● **THE REQUEST**:
Output every entry exactly as written, skipping any pictures.

>> start MATERIAL SUPPLIED

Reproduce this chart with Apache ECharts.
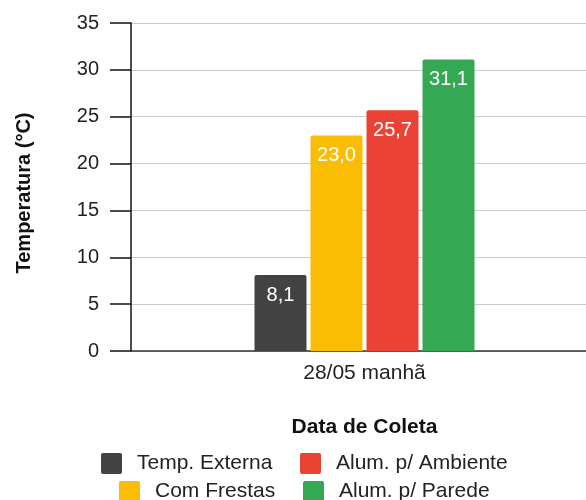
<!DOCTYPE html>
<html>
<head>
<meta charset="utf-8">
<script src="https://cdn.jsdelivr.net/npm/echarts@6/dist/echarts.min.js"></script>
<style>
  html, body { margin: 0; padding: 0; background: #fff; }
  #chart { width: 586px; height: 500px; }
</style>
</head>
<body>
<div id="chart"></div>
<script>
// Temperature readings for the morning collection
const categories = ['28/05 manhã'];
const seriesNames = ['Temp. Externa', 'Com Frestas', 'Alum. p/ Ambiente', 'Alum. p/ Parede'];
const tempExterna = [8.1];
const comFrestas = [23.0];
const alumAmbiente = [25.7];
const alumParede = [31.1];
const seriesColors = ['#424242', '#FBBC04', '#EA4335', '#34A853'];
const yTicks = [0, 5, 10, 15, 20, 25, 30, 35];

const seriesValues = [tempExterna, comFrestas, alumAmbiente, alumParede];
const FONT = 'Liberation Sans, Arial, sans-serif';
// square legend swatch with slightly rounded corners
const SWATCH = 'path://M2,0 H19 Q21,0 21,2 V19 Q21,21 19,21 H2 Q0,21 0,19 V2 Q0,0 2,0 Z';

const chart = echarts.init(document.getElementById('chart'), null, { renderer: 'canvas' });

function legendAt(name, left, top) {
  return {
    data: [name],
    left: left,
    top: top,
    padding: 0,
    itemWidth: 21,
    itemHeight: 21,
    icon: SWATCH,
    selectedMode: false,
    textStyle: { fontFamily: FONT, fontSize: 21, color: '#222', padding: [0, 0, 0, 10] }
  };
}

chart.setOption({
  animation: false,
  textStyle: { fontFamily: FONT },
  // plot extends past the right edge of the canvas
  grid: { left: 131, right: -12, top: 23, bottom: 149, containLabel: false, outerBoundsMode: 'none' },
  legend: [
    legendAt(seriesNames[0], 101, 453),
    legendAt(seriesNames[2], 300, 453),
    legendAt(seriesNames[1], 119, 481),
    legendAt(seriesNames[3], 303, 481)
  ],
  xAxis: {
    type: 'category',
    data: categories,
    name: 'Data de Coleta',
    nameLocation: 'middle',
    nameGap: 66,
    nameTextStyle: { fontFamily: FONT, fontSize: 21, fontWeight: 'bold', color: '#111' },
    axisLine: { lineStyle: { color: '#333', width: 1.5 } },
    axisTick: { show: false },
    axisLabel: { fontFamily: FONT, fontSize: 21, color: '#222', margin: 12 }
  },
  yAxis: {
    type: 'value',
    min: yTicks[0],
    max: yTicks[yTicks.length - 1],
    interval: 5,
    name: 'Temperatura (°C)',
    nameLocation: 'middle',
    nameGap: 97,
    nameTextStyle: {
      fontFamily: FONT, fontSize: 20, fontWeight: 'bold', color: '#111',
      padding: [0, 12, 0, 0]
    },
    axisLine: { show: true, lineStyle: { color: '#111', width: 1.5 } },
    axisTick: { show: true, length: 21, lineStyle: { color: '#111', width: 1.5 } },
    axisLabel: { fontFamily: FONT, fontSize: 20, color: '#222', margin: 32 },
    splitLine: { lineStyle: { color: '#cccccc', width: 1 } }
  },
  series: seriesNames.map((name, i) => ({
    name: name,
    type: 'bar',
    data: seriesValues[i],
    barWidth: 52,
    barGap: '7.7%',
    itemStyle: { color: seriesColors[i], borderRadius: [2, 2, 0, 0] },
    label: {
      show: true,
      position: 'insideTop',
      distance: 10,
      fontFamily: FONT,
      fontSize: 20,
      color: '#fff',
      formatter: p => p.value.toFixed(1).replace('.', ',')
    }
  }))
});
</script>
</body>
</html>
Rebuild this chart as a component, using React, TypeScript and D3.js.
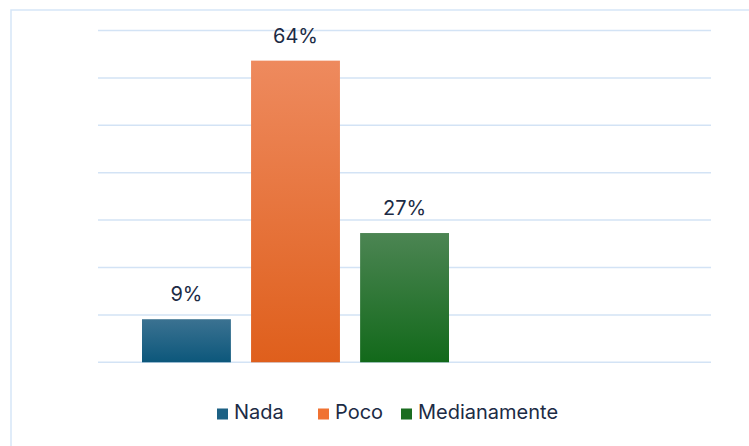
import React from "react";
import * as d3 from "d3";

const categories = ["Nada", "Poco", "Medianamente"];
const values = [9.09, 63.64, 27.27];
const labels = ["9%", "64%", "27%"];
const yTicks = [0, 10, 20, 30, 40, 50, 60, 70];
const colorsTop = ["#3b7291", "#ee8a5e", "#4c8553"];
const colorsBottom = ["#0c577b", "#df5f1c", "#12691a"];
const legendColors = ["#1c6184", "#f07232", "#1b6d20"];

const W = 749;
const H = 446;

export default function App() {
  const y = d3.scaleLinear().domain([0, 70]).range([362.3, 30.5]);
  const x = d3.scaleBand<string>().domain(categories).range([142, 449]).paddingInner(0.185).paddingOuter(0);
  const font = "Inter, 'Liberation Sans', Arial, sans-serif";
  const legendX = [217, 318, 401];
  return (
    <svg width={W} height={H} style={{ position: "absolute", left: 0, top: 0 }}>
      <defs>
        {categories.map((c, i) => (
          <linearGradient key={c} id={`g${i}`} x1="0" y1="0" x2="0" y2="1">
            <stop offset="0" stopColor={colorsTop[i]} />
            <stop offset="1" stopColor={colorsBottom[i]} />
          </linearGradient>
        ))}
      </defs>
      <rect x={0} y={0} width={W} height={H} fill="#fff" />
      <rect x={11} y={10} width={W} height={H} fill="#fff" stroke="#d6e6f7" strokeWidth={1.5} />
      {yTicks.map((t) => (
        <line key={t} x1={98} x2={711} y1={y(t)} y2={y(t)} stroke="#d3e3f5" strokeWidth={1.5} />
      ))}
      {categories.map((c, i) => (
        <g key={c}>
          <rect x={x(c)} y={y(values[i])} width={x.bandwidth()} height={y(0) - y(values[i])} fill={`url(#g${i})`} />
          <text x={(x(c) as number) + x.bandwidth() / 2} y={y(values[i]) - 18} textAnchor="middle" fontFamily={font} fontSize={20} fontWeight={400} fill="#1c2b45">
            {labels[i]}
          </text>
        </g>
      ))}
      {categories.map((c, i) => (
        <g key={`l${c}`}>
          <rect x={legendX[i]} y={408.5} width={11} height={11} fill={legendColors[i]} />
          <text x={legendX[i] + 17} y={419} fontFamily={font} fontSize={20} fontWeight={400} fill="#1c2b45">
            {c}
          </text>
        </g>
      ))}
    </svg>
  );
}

>> end MATERIAL SUPPLIED

● **RESPONSE**:
Reproduce this chart with Apache ECharts.
<!DOCTYPE html>
<html>
<head>
<meta charset="utf-8">
<script src="https://cdn.jsdelivr.net/npm/echarts@6/dist/echarts.min.js"></script>
<style>
  html, body { margin: 0; padding: 0; background: #fff; }
  #chart { width: 586px; height: 500px; }
</style>
</head>
<body>
<div id="chart"></div>
<script>
// Temperature readings for the morning collection
const categories = ['28/05 manhã'];
const seriesNames = ['Temp. Externa', 'Com Frestas', 'Alum. p/ Ambiente', 'Alum. p/ Parede'];
const tempExterna = [8.1];
const comFrestas = [23.0];
const alumAmbiente = [25.7];
const alumParede = [31.1];
const seriesColors = ['#424242', '#FBBC04', '#EA4335', '#34A853'];
const yTicks = [0, 5, 10, 15, 20, 25, 30, 35];

const seriesValues = [tempExterna, comFrestas, alumAmbiente, alumParede];
const FONT = 'Liberation Sans, Arial, sans-serif';
// square legend swatch with slightly rounded corners
const SWATCH = 'path://M2,0 H19 Q21,0 21,2 V19 Q21,21 19,21 H2 Q0,21 0,19 V2 Q0,0 2,0 Z';

const chart = echarts.init(document.getElementById('chart'), null, { renderer: 'canvas' });

function legendAt(name, left, top) {
  return {
    data: [name],
    left: left,
    top: top,
    padding: 0,
    itemWidth: 21,
    itemHeight: 21,
    icon: SWATCH,
    selectedMode: false,
    textStyle: { fontFamily: FONT, fontSize: 21, color: '#222', padding: [0, 0, 0, 10] }
  };
}

chart.setOption({
  animation: false,
  textStyle: { fontFamily: FONT },
  // plot extends past the right edge of the canvas
  grid: { left: 131, right: -12, top: 23, bottom: 149, containLabel: false, outerBoundsMode: 'none' },
  legend: [
    legendAt(seriesNames[0], 101, 453),
    legendAt(seriesNames[2], 300, 453),
    legendAt(seriesNames[1], 119, 481),
    legendAt(seriesNames[3], 303, 481)
  ],
  xAxis: {
    type: 'category',
    data: categories,
    name: 'Data de Coleta',
    nameLocation: 'middle',
    nameGap: 66,
    nameTextStyle: { fontFamily: FONT, fontSize: 21, fontWeight: 'bold', color: '#111' },
    axisLine: { lineStyle: { color: '#333', width: 1.5 } },
    axisTick: { show: false },
    axisLabel: { fontFamily: FONT, fontSize: 21, color: '#222', margin: 12 }
  },
  yAxis: {
    type: 'value',
    min: yTicks[0],
    max: yTicks[yTicks.length - 1],
    interval: 5,
    name: 'Temperatura (°C)',
    nameLocation: 'middle',
    nameGap: 97,
    nameTextStyle: {
      fontFamily: FONT, fontSize: 20, fontWeight: 'bold', color: '#111',
      padding: [0, 12, 0, 0]
    },
    axisLine: { show: true, lineStyle: { color: '#111', width: 1.5 } },
    axisTick: { show: true, length: 21, lineStyle: { color: '#111', width: 1.5 } },
    axisLabel: { fontFamily: FONT, fontSize: 20, color: '#222', margin: 32 },
    splitLine: { lineStyle: { color: '#cccccc', width: 1 } }
  },
  series: seriesNames.map((name, i) => ({
    name: name,
    type: 'bar',
    data: seriesValues[i],
    barWidth: 52,
    barGap: '7.7%',
    itemStyle: { color: seriesColors[i], borderRadius: [2, 2, 0, 0] },
    label: {
      show: true,
      position: 'insideTop',
      distance: 10,
      fontFamily: FONT,
      fontSize: 20,
      color: '#fff',
      formatter: p => p.value.toFixed(1).replace('.', ',')
    }
  }))
});
</script>
</body>
</html>
Rebuild this chart as a component, using React, TypeScript and D3.js.
import React from "react";
import * as d3 from "d3";

const categories = ["Nada", "Poco", "Medianamente"];
const values = [9.09, 63.64, 27.27];
const labels = ["9%", "64%", "27%"];
const yTicks = [0, 10, 20, 30, 40, 50, 60, 70];
const colorsTop = ["#3b7291", "#ee8a5e", "#4c8553"];
const colorsBottom = ["#0c577b", "#df5f1c", "#12691a"];
const legendColors = ["#1c6184", "#f07232", "#1b6d20"];

const W = 749;
const H = 446;

export default function App() {
  const y = d3.scaleLinear().domain([0, 70]).range([362.3, 30.5]);
  const x = d3.scaleBand<string>().domain(categories).range([142, 449]).paddingInner(0.185).paddingOuter(0);
  const font = "Inter, 'Liberation Sans', Arial, sans-serif";
  const legendX = [217, 318, 401];
  return (
    <svg width={W} height={H} style={{ position: "absolute", left: 0, top: 0 }}>
      <defs>
        {categories.map((c, i) => (
          <linearGradient key={c} id={`g${i}`} x1="0" y1="0" x2="0" y2="1">
            <stop offset="0" stopColor={colorsTop[i]} />
            <stop offset="1" stopColor={colorsBottom[i]} />
          </linearGradient>
        ))}
      </defs>
      <rect x={0} y={0} width={W} height={H} fill="#fff" />
      <rect x={11} y={10} width={W} height={H} fill="#fff" stroke="#d6e6f7" strokeWidth={1.5} />
      {yTicks.map((t) => (
        <line key={t} x1={98} x2={711} y1={y(t)} y2={y(t)} stroke="#d3e3f5" strokeWidth={1.5} />
      ))}
      {categories.map((c, i) => (
        <g key={c}>
          <rect x={x(c)} y={y(values[i])} width={x.bandwidth()} height={y(0) - y(values[i])} fill={`url(#g${i})`} />
          <text x={(x(c) as number) + x.bandwidth() / 2} y={y(values[i]) - 18} textAnchor="middle" fontFamily={font} fontSize={20} fontWeight={400} fill="#1c2b45">
            {labels[i]}
          </text>
        </g>
      ))}
      {categories.map((c, i) => (
        <g key={`l${c}`}>
          <rect x={legendX[i]} y={408.5} width={11} height={11} fill={legendColors[i]} />
          <text x={legendX[i] + 17} y={419} fontFamily={font} fontSize={20} fontWeight={400} fill="#1c2b45">
            {c}
          </text>
        </g>
      ))}
    </svg>
  );
}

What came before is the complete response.